The Chinese have long been present in Hoi An, and probably contributed much to its importance as a trading center. The traders came from various parts of China, and over time each community built its own clan houses as places where they could make contact with their own distant kinsmen.
The Cantonese congregation hall was founded in 1786. Like most of the halls, there is a central courtyard with a meeting area near the front entrance and a alter at the back.
The beauty of many of these halls is the details you can find here and there. Dragons abound, such as the one at right decorated with ceramic tiles and set in an ocean of its own. The Chinese who built these halls were seafaring traders, so they were very keen on appeasing the gods of the waters.

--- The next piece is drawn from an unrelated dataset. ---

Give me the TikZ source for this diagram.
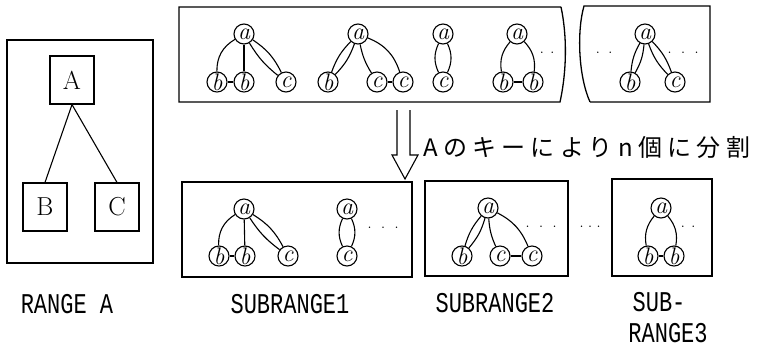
\documentclass[tikz,border=0pt]{standalone}
\usepackage{fontspec}
\newfontfamily\jpfont[LetterSpace=22]{Noto Sans CJK JP}
\newfontfamily\rangefont{Liberation Mono}
\usetikzlibrary{positioning}

\tikzstyle{rangebox} = [rectangle, draw=black, line width=1.3pt]
\tikzstyle{keybox} = [rectangle, minimum width=44pt, minimum height=48pt, draw=black, line width=1.2pt, font=\fontsize{26}{26}\selectfont]
\tikzstyle{vertex} = [circle, draw=black, minimum size=20pt, inner sep=0pt, line width=1.1pt, font=\fontsize{24}{24}\selectfont\itshape]
\tikzstyle{link} = [line width=1.1pt]
\tikzstyle{caption} = [font=\rangefont\fontsize{22}{22}\selectfont, inner sep=0pt]
\tikzstyle{more} = [font=\fontsize{18}{18}\selectfont, inner sep=0pt]

\begin{document}
\begin{tikzpicture}[x=1pt, y=1pt]
\useasboundingbox (0,0) rectangle (762,-349);

% RANGE A
\node (rangeA) [rangebox, minimum width=146pt, minimum height=223pt] at (80,-151.5) {};
\node (A) [keybox] at (72,-80) {A};
\node (B) [keybox] at (45,-207) {B};
\node (C) [keybox] at (117,-207) {C};
\draw [link] (A.south) -- (B.north);
\draw [link] (A.south) -- (C.north);
\node (rangeAcap) [caption] at (67,-304) {\scalebox{1}[1.3]{RANGE A}};

% whole range, broken on the right
\draw [rangebox] (561,-7) -- (179,-7) -- (179,-102) -- (560,-102) .. controls (567,-70) and (567,-35) .. (561,-7);
\draw [rangebox] (590,-102) -- (710,-102) -- (710,-6) -- (584,-6) .. controls (577,-30) and (578,-75) .. (590,-102);

\node (t1a) [vertex] at (244,-34) {a};
\node (t1b) [vertex] at (217,-82) {b};
\node (t1bb) [vertex] at (244,-82) {b};
\node (t1c) [vertex] at (286,-82) {c};
\draw [link] (t1a) to[bend right=30] (t1b);
\draw [link] (t1a) -- (t1bb);
\draw [link] (t1a) to[bend left=15] (t1c);
\draw [link] (t1a) to[bend right=10] (t1c);
\draw [link] (t1b) -- (t1bb);

\node (t2a) [vertex] at (358,-34) {a};
\node (t2b) [vertex] at (328,-82) {b};
\node (t2c) [vertex] at (377,-82) {c};
\draw [link] (t2a) to[bend left=12] (t2b);
\draw [link] (t2a) to[bend right=12] (t2b);
\node (t2cc) [vertex] at (403,-82) {c};
\draw [link] (t2a) to[bend right=10] (t2c);
\draw [link] (t2a) to[bend left=25] (t2cc);
\draw [link] (t2c) -- (t2cc);

\node (t3a) [vertex] at (443,-34) {a};
\node (t3c) [vertex] at (443,-82) {c};
\draw [link] (t3a) to[bend left=25] (t3c);
\draw [link] (t3a) to[bend right=25] (t3c);

\node (t4a) [vertex] at (517,-34) {a};
\node (t4b) [vertex] at (503,-82) {b};
\node (t4bb) [vertex] at (533,-82) {b};
\draw [link] (t4a) to[bend right=25] (t4b);
\draw [link] (t4a) to[bend left=25] (t4bb);
\draw [link] (t4b) -- (t4bb);
\node (t4more) [more] at (547,-53) {.\hspace{6pt}.};

\node (t5less) [more] at (604,-53) {.\hspace{8pt}.};
\node (t5a) [vertex] at (645,-34) {a};
\node (t5b) [vertex] at (630,-82) {b};
\node (t5c) [vertex] at (675,-82) {c};
\draw [link] (t5a) to[bend left=12] (t5b);
\draw [link] (t5a) to[bend right=12] (t5b);
\draw [link] (t5a) to[bend left=12] (t5c);
\draw [link] (t5a) to[bend right=12] (t5c);
\node (t5more) [more] at (683,-53) {.\hspace{9pt}.\hspace{9pt}.};

% split by key A
\coordinate (splittop) at (403.5,-110);
\draw [line width=1.1pt] (397,-110) -- (397,-155) -- (392,-155) -- (405,-179) -- (418,-155) -- (410,-155) -- (410,-110);
\node (splitnote) [anchor=west, font=\jpfont\fontsize{24}{24}\selectfont, inner sep=0pt] at (423,-147) {Aのキーによりn個に分割};

% SUBRANGE1
\node (sub1) [rangebox, minimum width=230pt, minimum height=95pt] at (297,-229.5) {};
\node (s1a) [vertex] at (244,-209) {a};
\node (s1b) [vertex] at (219,-256) {b};
\node (s1bb) [vertex] at (245,-256) {b};
\node (s1c) [vertex] at (288,-256) {c};
\draw [link] (s1a) to[bend right=30] (s1b);
\draw [link] (s1a) -- (s1bb);
\draw [link] (s1a) to[bend left=15] (s1c);
\draw [link] (s1a) to[bend right=10] (s1c);
\draw [link] (s1b) -- (s1bb);
\node (s1d) [vertex] at (347,-209) {a};
\node (s1e) [vertex] at (347,-256) {c};
\draw [link] (s1d) to[bend left=25] (s1e);
\draw [link] (s1d) to[bend right=25] (s1e);
\node (s1more) [more] at (383,-228) {.\hspace{9pt}.\hspace{9pt}.};
\node (sub1cap) [caption] at (290,-304) {\scalebox{1}[1.3]{SUBRANGE1}};

% SUBRANGE2
\node (sub2) [rangebox, minimum width=143pt, minimum height=95pt] at (496.5,-228.5) {};
\node (s2a) [vertex] at (488,-208) {a};
\node (s2b) [vertex] at (462,-256) {b};
\node (s2c) [vertex] at (500,-256) {c};
\node (s2cc) [vertex] at (532,-256) {c};
\draw [link] (s2a) to[bend left=12] (s2b);
\draw [link] (s2a) to[bend right=12] (s2b);
\draw [link] (s2a) to[bend right=10] (s2c);
\draw [link] (s2a) to[bend left=20] (s2cc);
\draw [link] (s2c) -- (s2cc);
\node (s2more) [more] at (541,-227) {.\hspace{9pt}.\hspace{9pt}.};
\node (sub2cap) [caption] at (495,-303) {\scalebox{1}[1.3]{SUBRANGE2}};

\node (gap) [more] at (590,-227) {.\hspace{4pt}.\hspace{4pt}.};

% SUBRANGE3
\node (sub3) [rangebox, minimum width=100pt, minimum height=97pt] at (662,-227.5) {};
\node (s3a) [vertex] at (661,-208) {a};
\node (s3b) [vertex] at (648,-256) {b};
\node (s3bb) [vertex] at (674,-256) {b};
\draw [link] (s3a) to[bend right=25] (s3b);
\draw [link] (s3a) to[bend left=25] (s3bb);
\draw [link] (s3b) -- (s3bb);
\node (s3more) [more] at (688,-227) {.\hspace{6pt}.};
\node (sub3cap) [caption] at (659,-302) {\scalebox{1}[1.3]{SUB-}};
\node (sub3capb) [caption] at (668,-333) {\scalebox{1}[1.3]{RANGE3}};
\end{tikzpicture}
\end{document}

One of the larger halls is the one originally built by the Fujian congregation. There is a very large forecourt, which is modern, backed by the temple. Inside are many murals and statues depicting deities and figures from Fujian history.
In a quiet side room of all the community buildings, you'll find small chapels to deceased community leaders, such as the one at right. Red tablets with gold lettering placed on the alters are miniature versions of the big stone steles the Nguyen emperors erected in their tombs.
A bit apart from the central area is the Chaozhou hall, also called the Trieu Chau or Teochiu - the same ethnic group to which many of Thailand's Chinese belong. This hall is a bit less impressive than the others, but still has some nice details. Although the exterior is a bit plain, inside you will find some fine wood carving and rich textures.
In addition to the dragons shown above, another common site in the assembly halls are the "miniature mountains." Craggy stones are set in tubs or pools, with small plants and bonsai trees growing on them. There's usually a mythical figurine or two as well. On one, which had a model of the great wall, I even found a lizard had taken up residence, or maybe I just stumbled on the set of a low budget monster movie.
In front of all temples, as well as many other buildings, you will find stone statues of the ferocious "lion dogs" guarding the gates. I was lucky to come across a real live example of these vicious beasts in one of the Chinese temples. Careful, he looks about to pounce!